What to work on:
Leave out every picture. Copy exactly the lines from the one holding "Write a LaTeX" through the one holding "(map) at (453,145)".

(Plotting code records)
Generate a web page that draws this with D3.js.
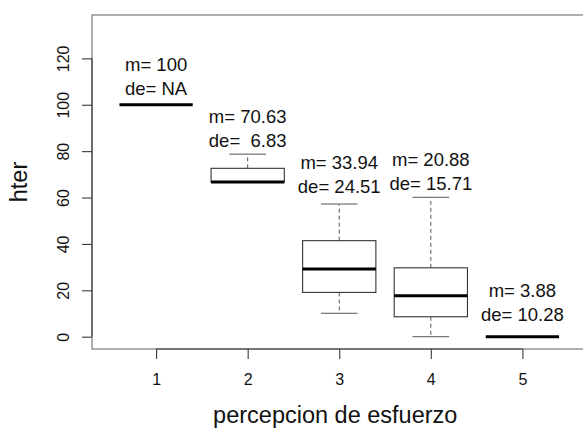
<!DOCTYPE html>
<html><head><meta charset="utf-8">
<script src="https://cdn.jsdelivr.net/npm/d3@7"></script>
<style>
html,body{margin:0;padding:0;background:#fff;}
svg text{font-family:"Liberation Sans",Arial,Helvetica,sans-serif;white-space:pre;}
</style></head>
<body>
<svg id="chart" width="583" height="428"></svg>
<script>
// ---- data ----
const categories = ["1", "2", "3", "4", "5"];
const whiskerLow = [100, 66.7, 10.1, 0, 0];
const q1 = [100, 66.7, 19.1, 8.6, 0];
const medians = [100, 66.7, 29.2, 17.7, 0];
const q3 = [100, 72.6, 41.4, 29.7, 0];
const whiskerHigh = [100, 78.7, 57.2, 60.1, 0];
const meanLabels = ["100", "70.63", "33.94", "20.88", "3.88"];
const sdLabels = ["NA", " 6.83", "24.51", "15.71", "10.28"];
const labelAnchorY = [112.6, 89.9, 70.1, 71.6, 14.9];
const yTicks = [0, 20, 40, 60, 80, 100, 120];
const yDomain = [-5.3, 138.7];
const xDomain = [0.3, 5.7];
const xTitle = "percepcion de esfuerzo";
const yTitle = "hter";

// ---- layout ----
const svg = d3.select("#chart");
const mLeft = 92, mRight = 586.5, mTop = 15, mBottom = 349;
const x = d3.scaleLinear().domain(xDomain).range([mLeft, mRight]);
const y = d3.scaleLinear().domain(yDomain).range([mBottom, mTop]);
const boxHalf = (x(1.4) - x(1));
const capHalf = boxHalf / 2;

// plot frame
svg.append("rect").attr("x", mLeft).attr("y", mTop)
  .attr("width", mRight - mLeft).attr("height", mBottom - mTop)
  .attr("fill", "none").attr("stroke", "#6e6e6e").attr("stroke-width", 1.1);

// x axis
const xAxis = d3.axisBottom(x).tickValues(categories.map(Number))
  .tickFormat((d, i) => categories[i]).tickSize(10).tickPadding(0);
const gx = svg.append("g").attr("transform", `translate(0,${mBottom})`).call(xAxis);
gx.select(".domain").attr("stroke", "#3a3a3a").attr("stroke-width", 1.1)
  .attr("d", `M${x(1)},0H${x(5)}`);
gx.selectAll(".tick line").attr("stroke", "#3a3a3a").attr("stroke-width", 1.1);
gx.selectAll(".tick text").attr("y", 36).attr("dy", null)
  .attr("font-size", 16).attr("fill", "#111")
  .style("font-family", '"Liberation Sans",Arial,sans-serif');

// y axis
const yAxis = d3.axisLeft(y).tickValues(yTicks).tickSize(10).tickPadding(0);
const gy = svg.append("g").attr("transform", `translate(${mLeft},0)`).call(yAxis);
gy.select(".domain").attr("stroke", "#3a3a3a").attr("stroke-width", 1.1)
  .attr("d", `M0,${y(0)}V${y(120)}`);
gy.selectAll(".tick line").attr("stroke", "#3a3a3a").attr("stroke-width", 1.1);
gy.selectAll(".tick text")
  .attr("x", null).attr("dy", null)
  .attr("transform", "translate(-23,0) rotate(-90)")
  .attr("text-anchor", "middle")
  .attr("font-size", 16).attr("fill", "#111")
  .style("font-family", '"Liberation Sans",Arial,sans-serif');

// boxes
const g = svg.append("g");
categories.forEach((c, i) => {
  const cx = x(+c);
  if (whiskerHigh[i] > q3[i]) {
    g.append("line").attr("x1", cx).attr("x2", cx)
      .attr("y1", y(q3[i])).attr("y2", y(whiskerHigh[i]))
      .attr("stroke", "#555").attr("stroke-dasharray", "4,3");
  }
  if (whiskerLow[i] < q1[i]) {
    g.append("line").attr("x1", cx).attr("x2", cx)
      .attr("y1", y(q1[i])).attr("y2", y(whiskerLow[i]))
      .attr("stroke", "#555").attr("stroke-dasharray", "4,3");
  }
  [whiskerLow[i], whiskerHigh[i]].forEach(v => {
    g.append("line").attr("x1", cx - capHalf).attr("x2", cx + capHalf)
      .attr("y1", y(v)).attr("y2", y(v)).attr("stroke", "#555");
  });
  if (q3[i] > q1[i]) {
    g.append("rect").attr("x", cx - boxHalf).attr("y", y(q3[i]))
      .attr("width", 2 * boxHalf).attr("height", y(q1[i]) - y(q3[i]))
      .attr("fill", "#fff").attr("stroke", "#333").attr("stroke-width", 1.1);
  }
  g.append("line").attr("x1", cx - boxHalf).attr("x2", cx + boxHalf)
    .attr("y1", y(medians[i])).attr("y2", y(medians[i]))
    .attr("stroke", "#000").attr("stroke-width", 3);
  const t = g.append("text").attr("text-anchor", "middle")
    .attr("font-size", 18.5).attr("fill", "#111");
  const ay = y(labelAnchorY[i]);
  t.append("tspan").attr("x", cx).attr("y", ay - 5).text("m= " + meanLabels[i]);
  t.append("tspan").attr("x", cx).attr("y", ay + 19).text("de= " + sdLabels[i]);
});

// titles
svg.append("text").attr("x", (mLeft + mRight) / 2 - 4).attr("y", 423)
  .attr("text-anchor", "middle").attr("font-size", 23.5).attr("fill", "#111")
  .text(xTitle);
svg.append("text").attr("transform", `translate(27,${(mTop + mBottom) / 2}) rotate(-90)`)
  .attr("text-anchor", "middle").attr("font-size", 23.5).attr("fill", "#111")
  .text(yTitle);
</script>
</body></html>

==

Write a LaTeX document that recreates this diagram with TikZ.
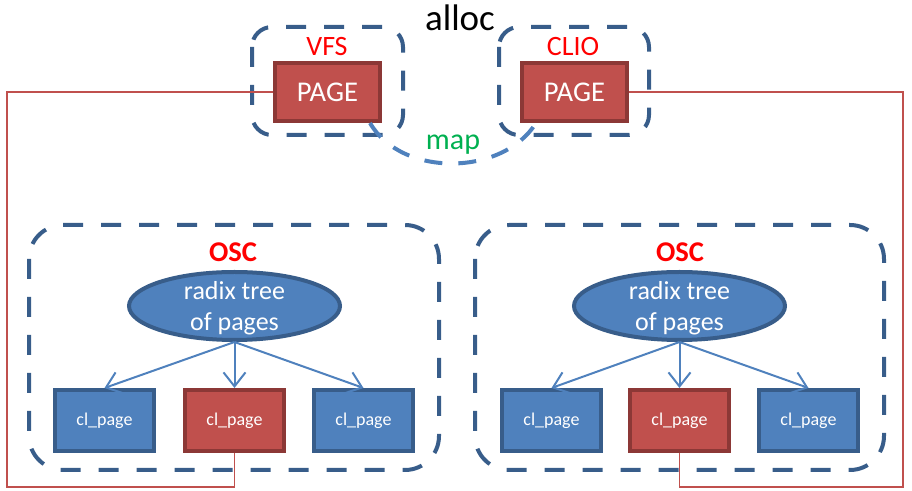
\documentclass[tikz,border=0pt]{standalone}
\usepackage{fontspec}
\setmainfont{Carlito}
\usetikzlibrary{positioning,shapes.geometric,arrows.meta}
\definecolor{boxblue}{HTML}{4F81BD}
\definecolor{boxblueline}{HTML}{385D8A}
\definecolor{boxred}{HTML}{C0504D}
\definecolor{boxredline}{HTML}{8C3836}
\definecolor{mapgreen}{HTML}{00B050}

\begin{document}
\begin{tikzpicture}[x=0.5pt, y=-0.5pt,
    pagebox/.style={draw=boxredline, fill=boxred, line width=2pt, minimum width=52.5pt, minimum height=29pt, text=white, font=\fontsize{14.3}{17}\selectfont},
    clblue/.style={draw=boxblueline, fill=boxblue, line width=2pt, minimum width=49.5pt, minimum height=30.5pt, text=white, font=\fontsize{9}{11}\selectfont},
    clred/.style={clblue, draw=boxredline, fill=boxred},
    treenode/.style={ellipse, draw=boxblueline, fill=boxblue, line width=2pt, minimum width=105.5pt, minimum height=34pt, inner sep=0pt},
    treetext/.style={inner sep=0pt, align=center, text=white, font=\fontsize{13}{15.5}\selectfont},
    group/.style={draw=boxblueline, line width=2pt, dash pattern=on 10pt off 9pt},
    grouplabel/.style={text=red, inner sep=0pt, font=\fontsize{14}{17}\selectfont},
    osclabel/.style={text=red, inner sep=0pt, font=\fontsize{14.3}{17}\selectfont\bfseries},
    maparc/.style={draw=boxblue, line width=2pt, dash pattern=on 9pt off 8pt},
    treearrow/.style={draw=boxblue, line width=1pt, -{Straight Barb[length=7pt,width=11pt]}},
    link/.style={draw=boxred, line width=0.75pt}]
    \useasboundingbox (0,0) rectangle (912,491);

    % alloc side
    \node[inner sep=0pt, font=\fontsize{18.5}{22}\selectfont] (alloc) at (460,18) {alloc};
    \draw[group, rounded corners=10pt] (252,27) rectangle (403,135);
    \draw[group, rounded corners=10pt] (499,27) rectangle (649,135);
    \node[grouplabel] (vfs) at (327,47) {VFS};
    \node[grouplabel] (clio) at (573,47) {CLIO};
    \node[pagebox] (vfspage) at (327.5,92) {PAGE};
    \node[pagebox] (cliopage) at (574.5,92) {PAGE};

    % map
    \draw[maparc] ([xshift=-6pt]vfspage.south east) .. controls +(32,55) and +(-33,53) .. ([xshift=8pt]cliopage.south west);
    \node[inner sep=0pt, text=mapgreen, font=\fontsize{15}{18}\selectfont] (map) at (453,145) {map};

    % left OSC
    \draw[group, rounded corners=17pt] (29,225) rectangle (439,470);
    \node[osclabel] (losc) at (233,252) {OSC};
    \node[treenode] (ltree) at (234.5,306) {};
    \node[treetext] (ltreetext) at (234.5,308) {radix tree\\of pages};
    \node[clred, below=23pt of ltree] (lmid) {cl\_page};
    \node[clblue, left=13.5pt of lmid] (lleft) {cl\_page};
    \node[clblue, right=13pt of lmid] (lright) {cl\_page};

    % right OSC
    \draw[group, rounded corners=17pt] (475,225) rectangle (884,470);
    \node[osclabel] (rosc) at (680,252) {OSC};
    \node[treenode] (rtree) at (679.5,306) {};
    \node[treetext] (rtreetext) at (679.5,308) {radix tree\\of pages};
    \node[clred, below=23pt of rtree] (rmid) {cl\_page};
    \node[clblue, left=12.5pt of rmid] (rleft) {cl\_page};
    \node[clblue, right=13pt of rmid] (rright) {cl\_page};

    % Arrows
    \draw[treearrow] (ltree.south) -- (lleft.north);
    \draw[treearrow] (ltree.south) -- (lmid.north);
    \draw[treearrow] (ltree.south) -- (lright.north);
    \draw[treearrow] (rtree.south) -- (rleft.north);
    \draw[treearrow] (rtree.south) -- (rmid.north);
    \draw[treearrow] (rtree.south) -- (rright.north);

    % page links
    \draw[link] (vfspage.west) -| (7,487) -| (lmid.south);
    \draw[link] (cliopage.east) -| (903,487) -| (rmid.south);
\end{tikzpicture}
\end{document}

---

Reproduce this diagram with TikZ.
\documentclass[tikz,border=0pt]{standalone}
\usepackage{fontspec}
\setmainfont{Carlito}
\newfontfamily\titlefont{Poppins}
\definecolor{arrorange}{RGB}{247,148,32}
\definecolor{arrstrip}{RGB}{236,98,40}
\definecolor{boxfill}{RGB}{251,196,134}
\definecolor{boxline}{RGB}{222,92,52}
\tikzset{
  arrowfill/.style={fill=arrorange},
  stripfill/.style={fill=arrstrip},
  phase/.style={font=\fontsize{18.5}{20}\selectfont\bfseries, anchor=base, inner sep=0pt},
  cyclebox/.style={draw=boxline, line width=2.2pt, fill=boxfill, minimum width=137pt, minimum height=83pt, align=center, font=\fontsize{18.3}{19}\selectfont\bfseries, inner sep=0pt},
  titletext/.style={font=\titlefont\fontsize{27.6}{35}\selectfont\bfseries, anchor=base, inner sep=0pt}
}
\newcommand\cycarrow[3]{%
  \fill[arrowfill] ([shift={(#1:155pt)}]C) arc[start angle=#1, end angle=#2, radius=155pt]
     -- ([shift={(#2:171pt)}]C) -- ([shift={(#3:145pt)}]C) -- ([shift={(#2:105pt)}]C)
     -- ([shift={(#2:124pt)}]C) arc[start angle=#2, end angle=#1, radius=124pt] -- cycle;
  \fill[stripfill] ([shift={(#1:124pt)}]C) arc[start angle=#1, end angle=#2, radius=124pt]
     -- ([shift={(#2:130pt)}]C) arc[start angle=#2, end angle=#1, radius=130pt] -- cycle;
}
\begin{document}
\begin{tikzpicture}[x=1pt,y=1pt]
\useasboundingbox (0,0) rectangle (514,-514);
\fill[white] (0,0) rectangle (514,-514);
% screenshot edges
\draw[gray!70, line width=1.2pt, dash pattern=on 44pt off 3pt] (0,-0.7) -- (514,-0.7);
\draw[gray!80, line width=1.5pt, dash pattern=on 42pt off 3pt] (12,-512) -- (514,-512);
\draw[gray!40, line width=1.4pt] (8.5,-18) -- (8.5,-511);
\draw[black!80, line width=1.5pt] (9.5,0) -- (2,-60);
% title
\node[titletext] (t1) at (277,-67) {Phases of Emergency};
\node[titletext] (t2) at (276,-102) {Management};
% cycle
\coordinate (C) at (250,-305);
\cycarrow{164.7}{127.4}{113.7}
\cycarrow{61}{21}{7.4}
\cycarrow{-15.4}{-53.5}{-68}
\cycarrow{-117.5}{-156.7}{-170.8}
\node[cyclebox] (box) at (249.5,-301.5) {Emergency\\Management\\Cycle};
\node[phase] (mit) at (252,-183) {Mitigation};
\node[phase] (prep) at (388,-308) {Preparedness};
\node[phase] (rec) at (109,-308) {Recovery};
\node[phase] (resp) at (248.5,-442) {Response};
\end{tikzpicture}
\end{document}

Full solution:
Write a LaTeX document that recreates this diagram with TikZ.
\documentclass[tikz,border=0pt]{standalone}
\usepackage{fontspec}
\setmainfont{Carlito}
\usetikzlibrary{positioning,shapes.geometric,arrows.meta}
\definecolor{boxblue}{HTML}{4F81BD}
\definecolor{boxblueline}{HTML}{385D8A}
\definecolor{boxred}{HTML}{C0504D}
\definecolor{boxredline}{HTML}{8C3836}
\definecolor{mapgreen}{HTML}{00B050}

\begin{document}
\begin{tikzpicture}[x=0.5pt, y=-0.5pt,
    pagebox/.style={draw=boxredline, fill=boxred, line width=2pt, minimum width=52.5pt, minimum height=29pt, text=white, font=\fontsize{14.3}{17}\selectfont},
    clblue/.style={draw=boxblueline, fill=boxblue, line width=2pt, minimum width=49.5pt, minimum height=30.5pt, text=white, font=\fontsize{9}{11}\selectfont},
    clred/.style={clblue, draw=boxredline, fill=boxred},
    treenode/.style={ellipse, draw=boxblueline, fill=boxblue, line width=2pt, minimum width=105.5pt, minimum height=34pt, inner sep=0pt},
    treetext/.style={inner sep=0pt, align=center, text=white, font=\fontsize{13}{15.5}\selectfont},
    group/.style={draw=boxblueline, line width=2pt, dash pattern=on 10pt off 9pt},
    grouplabel/.style={text=red, inner sep=0pt, font=\fontsize{14}{17}\selectfont},
    osclabel/.style={text=red, inner sep=0pt, font=\fontsize{14.3}{17}\selectfont\bfseries},
    maparc/.style={draw=boxblue, line width=2pt, dash pattern=on 9pt off 8pt},
    treearrow/.style={draw=boxblue, line width=1pt, -{Straight Barb[length=7pt,width=11pt]}},
    link/.style={draw=boxred, line width=0.75pt}]
    \useasboundingbox (0,0) rectangle (912,491);

    % alloc side
    \node[inner sep=0pt, font=\fontsize{18.5}{22}\selectfont] (alloc) at (460,18) {alloc};
    \draw[group, rounded corners=10pt] (252,27) rectangle (403,135);
    \draw[group, rounded corners=10pt] (499,27) rectangle (649,135);
    \node[grouplabel] (vfs) at (327,47) {VFS};
    \node[grouplabel] (clio) at (573,47) {CLIO};
    \node[pagebox] (vfspage) at (327.5,92) {PAGE};
    \node[pagebox] (cliopage) at (574.5,92) {PAGE};

    % map
    \draw[maparc] ([xshift=-6pt]vfspage.south east) .. controls +(32,55) and +(-33,53) .. ([xshift=8pt]cliopage.south west);
    \node[inner sep=0pt, text=mapgreen, font=\fontsize{15}{18}\selectfont] (map) at (453,145) {map};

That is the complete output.